Wolff’s Legal Jujitsu: The Anti-SLAPP Offensive
Wolff’s lawsuit does not seek to prove his statements true immediately; instead, it argues that Melania’s threatened suit is a classic example of a Strategic Lawsuit Against Public Participation, or SLAPP suit—a legal action intended to intimidate and silence critics rather than win in court .
“Mrs. Trump and her ‘unitary executive’ husband along with their MAGA myrmidons have made a practice of threatening those who speak against them with costly SLAPP actions in order to silence their speech,” Wolff’s filing reads . By invoking New York’s anti-SLAPP law, Wolff is seeking a declaratory judgment that his reporting is protected speech, and he is asking the court to order Melania to pay his legal fees and damages .

But the most dangerous aspect of Wolff’s strategy for the Trump family is his stated goal for the discovery phase of the trial. “To be perfectly honest, I’d like nothing better than to get Donald Trump and Melania Trump under oath in front of a court reporter, and actually find out all of the details of their relationship with Epstein,” Wolff said in a social media post from his Hamptons home .
Wolff claims to have a significant evidentiary advantage: hours of recorded interviews with Epstein himself, conducted before the financier’s 2019 jailhouse suicide .
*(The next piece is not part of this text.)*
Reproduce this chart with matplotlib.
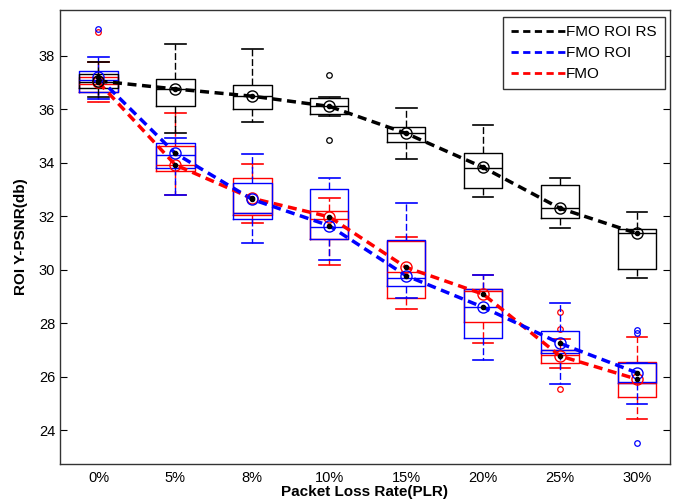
import numpy as np
import matplotlib
matplotlib.use('Agg')
import matplotlib.pyplot as plt
from matplotlib.lines import Line2D

plt.rcParams['font.family'] = ['Liberation Sans', 'DejaVu Sans']

# 丢包率
plr = ['0%', '5%', '8%', '10%', '15%', '20%', '25%', '30%']

# FMO ROI RS (黑)
rs_q1 = [36.80, 36.11, 35.99, 35.80, 34.77, 33.06, 31.93, 30.01]
rs_med = [37.00, 36.75, 36.50, 36.10, 35.10, 33.80, 32.30, 31.35]
rs_q3 = [37.30, 37.11, 36.89, 36.40, 35.32, 34.37, 33.15, 31.53]
rs_lo = [36.44, 35.09, 35.53, 35.75, 34.14, 32.70, 31.56, 29.68]
rs_hi = [37.75, 38.43, 38.23, 36.45, 36.03, 35.40, 33.41, 32.15]
rs_mean = [37.05, 36.75, 36.48, 36.10, 35.09, 33.82, 32.29, 31.35]
rs_out = [[], [], [], [37.28, 34.85], [], [], [], []]

# FMO ROI (蓝)
roi_q1 = [36.65, 33.78, 31.89, 31.13, 29.38, 27.43, 26.87, 25.77]
roi_med = [37.10, 34.30, 32.10, 31.60, 29.70, 28.60, 27.00, 25.80]
roi_q3 = [37.43, 34.72, 33.25, 33.01, 31.10, 29.26, 27.70, 26.49]
roi_lo = [36.36, 32.77, 31.00, 30.36, 28.92, 26.62, 25.72, 24.96]
roi_hi = [37.96, 34.90, 34.31, 33.41, 32.50, 29.80, 28.74, 26.49]
roi_mean = [37.18, 34.34, 32.62, 31.64, 29.77, 28.59, 27.24, 26.14]
roi_out = [[38.98], [], [], [], [], [], [], [27.75, 27.62, 23.50]]

# FMO (红)
fmo_q1 = [36.62, 33.69, 32.04, 31.13, 28.92, 28.05, 26.49, 25.22]
fmo_med = [36.95, 33.90, 32.10, 31.90, 29.90, 29.20, 26.80, 25.75]
fmo_q3 = [37.20, 34.60, 33.43, 32.20, 31.07, 29.26, 26.99, 26.53]
fmo_lo = [36.27, 32.80, 31.75, 30.17, 28.51, 27.24, 26.31, 24.42]
fmo_hi = [37.77, 35.86, 33.94, 32.66, 31.23, 29.81, 27.40, 27.49]
fmo_mean = [37.00, 33.91, 32.66, 31.97, 30.08, 29.08, 26.77, 25.90]
fmo_out = [[38.88], [], [], [], [], [], [27.77, 28.42, 25.53], []]

fig = plt.figure(figsize=(6.79, 5.04), dpi=100)
ax = fig.add_axes([0.0884, 0.0794, 0.8983, 0.9006])
pos = np.arange(1, len(plr) + 1)


def draw(q1, med, q3, lo, hi, mean, out, c):
    stats = []
    for i in range(len(plr)):
        stats.append(dict(q1=q1[i], med=med[i], q3=q3[i], whislo=lo[i],
                          whishi=hi[i], fliers=out[i], mean=mean[i]))
    ax.bxp(stats, positions=pos, widths=0.5, capwidths=0.27,
           boxprops=dict(color=c, lw=1), medianprops=dict(color=c, lw=1),
           whiskerprops=dict(color=c, lw=1, ls=(0, (5, 2))),
           capprops=dict(color=c, lw=1.2),
           flierprops=dict(marker='o', mfc='none', mec=c, ms=4, mew=0.9))
    ax.plot(pos, mean, color=c, lw=2.5, ls=(0, (2.6, 1.6)), zorder=4)
    ax.plot(pos, mean, ls='none', marker='o', mfc='none', mec=c, ms=8,
            mew=1, zorder=5)
    ax.plot(pos, mean, ls='none', marker='o', color='k', ms=3, zorder=6)


draw(fmo_q1, fmo_med, fmo_q3, fmo_lo, fmo_hi, fmo_mean, fmo_out, 'red')
draw(roi_q1, roi_med, roi_q3, roi_lo, roi_hi, roi_mean, roi_out, 'blue')
draw(rs_q1, rs_med, rs_q3, rs_lo, rs_hi, rs_mean, rs_out, 'black')

ax.set_xlim(0.5, 8.43)
ax.set_ylim(22.73, 39.7)
ax.set_xticks(pos)
ax.set_xticklabels(plr)
ax.set_yticks(np.arange(24, 39, 2))
ax.tick_params(direction='in', top=False, right=True, labelsize=10.5,
               length=5)
ax.tick_params(axis='x', length=0, pad=5)
for s in ax.spines.values():
    s.set_linewidth(1)
    s.set_color('#333333')

ax.set_xlabel('Packet Loss Rate(PLR)', fontsize=11, fontweight='bold',
              labelpad=0)
ax.set_ylabel('ROI Y-PSNR(db)', fontsize=11, fontweight='bold',
              labelpad=8)

handles = [Line2D([], [], color=c, lw=2, ls=(0, (2.6, 1.6)))
           for c in ['black', 'blue', 'red']]
leg = ax.legend(handles, ['FMO ROI RS', 'FMO ROI', 'FMO'], loc='upper right',
                bbox_to_anchor=(0.992, 0.985), borderaxespad=0,
                fontsize=11, fancybox=False,
                framealpha=1, edgecolor='#333333', handlelength=3.5,
                handletextpad=0.1, borderpad=0.55, labelspacing=0.45)
leg.get_frame().set_linewidth(1)

fig.savefig('out.png', dpi=100)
The Cat-and-Mouse Game of Serving the First Lady
While the legal stakes are immense, the procedural aspects have turned into a farce. Wolff has publicly claimed that Melania is “hiding from me” to avoid being served with legal papers .
Wolff detailed his struggles on The Daily Beast’s podcast. After Melania’s attorney refused to accept service on her behalf, Wolff hired professional process servers. When they went to Trump Tower, security initially accepted the papers, only to call back later and refuse. “They’re like, ‘No way are we serving the first lady of the United States,’” Wolff recounted .

A subsequent attempt saw Trump Tower staff threaten to throw the papers “in the garbage” . However, the exchange provided a key piece of testimony: the doorman confirmed that Melania Trump does indeed reside at Trump Tower, contradicting the opaque nature of her residence status .
In a January 2026 filing, Melania’s legal team used this confusion to their advantage, moving to dismiss the lawsuit by claiming she was “not at home” and was never properly served, arguing that Trump Tower is “not Mrs. Trump’s residence” for legal purposes . The case has since been removed to federal court in the Southern District of New York, where Judge Mary Kay Vyskocil is presiding .

The Impact on Trump: A Political and Legal Quagmire
The lawsuit places President Trump in a precarious position. While the White House has dismissed Wolff as a “lying sack of s—” and a “serial fabulist” , the legal reality is that a deposition could force the President to answer questions about his decades-long friendship with Epstein under penalty of perjury.
The President has a long history of threatening lawsuits against media outlets and authors but rarely follows through to discovery. This time, however, it is Wolff who is driving the bus. If the case survives Melania’s motion to dismiss, the Trumps will face a difficult choice: settle with Wolff—effectively admitting they wanted to avoid the witness box—or face a sworn interrogation about Epstein.

Furthermore, Wolff’s lawsuit highlights a pattern of behavior. It notes that Melania previously threatened Hunter Biden with a $1 billion lawsuit for repeating the same Epstein allegations . It also references a $2.7 million defamation settlement Melania received from the Daily Mail in 2017, and the Trump Justice Department’s failed attempt to sue Melania’s former adviser Stephanie Winston Wolkoff .

For a president who has built his political brand on projecting strength, watching his wife engage in a legal battle that could compel them both to testify about Jeffrey Epstein represents a significant political liability. As Wolff’s lawsuit puts it, the goal is to stop the Trumps from using “North Korean style confessions and apologies” to silence the press . Whether the courts agree will determine if the truth about Trump and Epstein finally gets its day in court.